Apple recently hired Frederic Jacobs, one of the developers of the secure messaging app "Signal," which is notably known as the encrypted messaging service that Edward Snowden uses "every day." Jacobs will be working on the CoreOS team as an intern this coming summer, where he'll help the company beef up the safety measures and encryption of iOS devices across the board (via Business Insider).
I'm delighted to announce that I accepted an offer to be working with the CoreOS security team at Apple this summer. — Frederic Jacobs (@FredericJacobs) February 25, 2016
In recent interviews, Jacobs voiced his opinion on where Apple could go with its security far before the friction with the FBI began.
In an interview last year, Jacobs said that one of his goals when coding Signal was that he "wanted to bring these strong cryptography techniques to iPhone users.”
"Apple’s service is not perfect," Jacobs told Technologist. "For example, its proprietary technology makes it impossible for the community to detect vulnerabilities and fix flaws.

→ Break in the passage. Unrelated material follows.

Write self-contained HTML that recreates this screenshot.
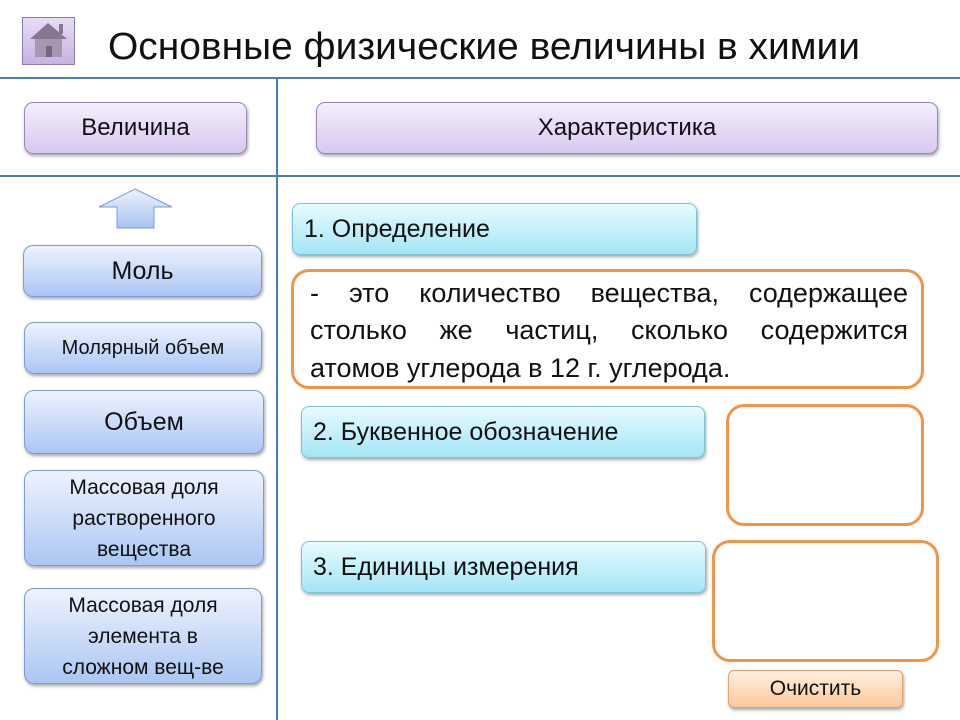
<!DOCTYPE html>
<html><head><meta charset="utf-8"><style>
body{margin:0;width:960px;height:720px;background:#fff;position:relative;overflow:hidden;font-family:"Liberation Sans",sans-serif;color:#111}
.a{position:absolute;box-sizing:border-box}
.line{position:absolute;background:#4a7ebb}
.pur{border:1px solid #9a86b8;border-radius:9px;background:linear-gradient(#f4eefc,#d9c8ef);box-shadow:1px 2px 3px rgba(0,0,0,.35);display:flex;align-items:center;justify-content:center;font-size:24px}
.blu{border:1px solid #7c9bd0;border-radius:10px;background:linear-gradient(#eef3fe,#abc6f3);box-shadow:1px 2px 3px rgba(0,0,0,.35);display:flex;align-items:center;justify-content:center;text-align:center;font-size:21px;line-height:31px}
.cy{border:1px solid #7cc2d6;border-radius:8px;background:linear-gradient(#e8fbff,#a3e6f6);box-shadow:1px 2px 3px rgba(0,0,0,.35);display:flex;align-items:center;font-size:25px;padding-left:11px}
.or{border:3px solid #f0954a;border-radius:18px;background:#fff}
.dl{position:absolute;left:310px;width:598px;font-size:27px;white-space:nowrap;text-align:justify;text-align-last:justify;line-height:30px}
</style></head><body>
<div class="a" style="left:22px;top:17px;width:53px;height:48px;border:1px solid #8c7bb0;background:linear-gradient(#e8dcf4,#c7b2e2)">
<svg width="51" height="46" viewBox="0 0 51 46"><polygon points="25,5 44,21 7,21" fill="#8a7590"/><rect x="36" y="6" width="4" height="10" fill="#8a7590"/><rect x="12" y="21" width="27" height="18" fill="#a895b0"/><rect x="23" y="28" width="6" height="11" fill="#7a6580"/></svg></div>
<svg class="a" style="left:0;top:0" width="960" height="80"><text x="108" y="59" font-size="38" font-family="Liberation Sans, sans-serif" textLength="752" lengthAdjust="spacingAndGlyphs" fill="#111">Основные физические величины в химии</text></svg>
<div class="line" style="left:0;top:77px;width:960px;height:2px"></div>
<div class="line" style="left:0;top:175px;width:960px;height:2px"></div>
<div class="line" style="left:276px;top:78px;width:2px;height:642px"></div>
<div class="a pur" style="left:24px;top:102px;width:223px;height:52px">Величина</div>
<div class="a pur" style="left:316px;top:102px;width:622px;height:52px">Характеристика</div>
<svg class="a" style="left:96px;top:186px" width="80" height="46"><defs><linearGradient id="g" x1="0" y1="0" x2="0" y2="1"><stop offset="0" stop-color="#eef3fe"/><stop offset="1" stop-color="#a6c2f2"/></linearGradient></defs><polygon points="39,3 76,21 58,21 58,42 21,42 21,21 3,21" fill="url(#g)" stroke="#7c9bd0"/></svg>
<div class="a blu" style="left:23px;top:245px;width:239px;height:52px;font-size:25px">Моль</div>
<div class="a blu" style="left:24px;top:322px;width:238px;height:52px;font-size:20px">Молярный объем</div>
<div class="a blu" style="left:24px;top:390px;width:240px;height:64px;font-size:25px">Объем</div>
<div class="a blu" style="left:24px;top:470px;width:240px;height:96px">Массовая доля<br>растворенного<br>вещества</div>
<div class="a blu" style="left:24px;top:588px;width:238px;height:96px">Массовая доля<br>элемента в<br>сложном вещ-ве</div>
<div class="a cy" style="left:292px;top:203px;width:405px;height:52px">1. Определение</div>
<div class="a or" style="left:291px;top:269px;width:633px;height:120px"></div>
<div class="dl" style="top:278px">- это количество вещества, содержащее</div>
<div class="dl" style="top:315px">столько же частиц, сколько содержится</div>
<div class="dl" style="top:353px;text-align:left;text-align-last:left">атомов углерода в 12 г. углерода.</div>
<div class="a cy" style="left:301px;top:406px;width:404px;height:52px">2. Буквенное обозначение</div>
<div class="a or" style="left:726px;top:404px;width:198px;height:122px"></div>
<div class="a cy" style="left:301px;top:541px;width:405px;height:52px">3. Единицы измерения</div>
<div class="a or" style="left:712px;top:540px;width:227px;height:122px"></div>
<div class="a" style="left:728px;top:670px;width:175px;height:38px;border:1px solid #e0a070;border-radius:6px;background:linear-gradient(#fff0e2,#fbc89a);box-shadow:1px 2px 3px rgba(0,0,0,.35);display:flex;align-items:center;justify-content:center;font-size:21px">Очистить</div>
</body></html>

Signal is open, free, collaborative, and easy to use."
Last night in a thirty-minute interview with ABC, Cook focused on a fearful precedent that the FBI's request could make in terms of the risk of weaker smartphone encryption. He admitted that the company is in a "very uncomfortable position," and is sympathetic with the families of the San Bernardino victims, but believes Apple is ready to take the issue all the way to the Supreme Court if it lasts that long.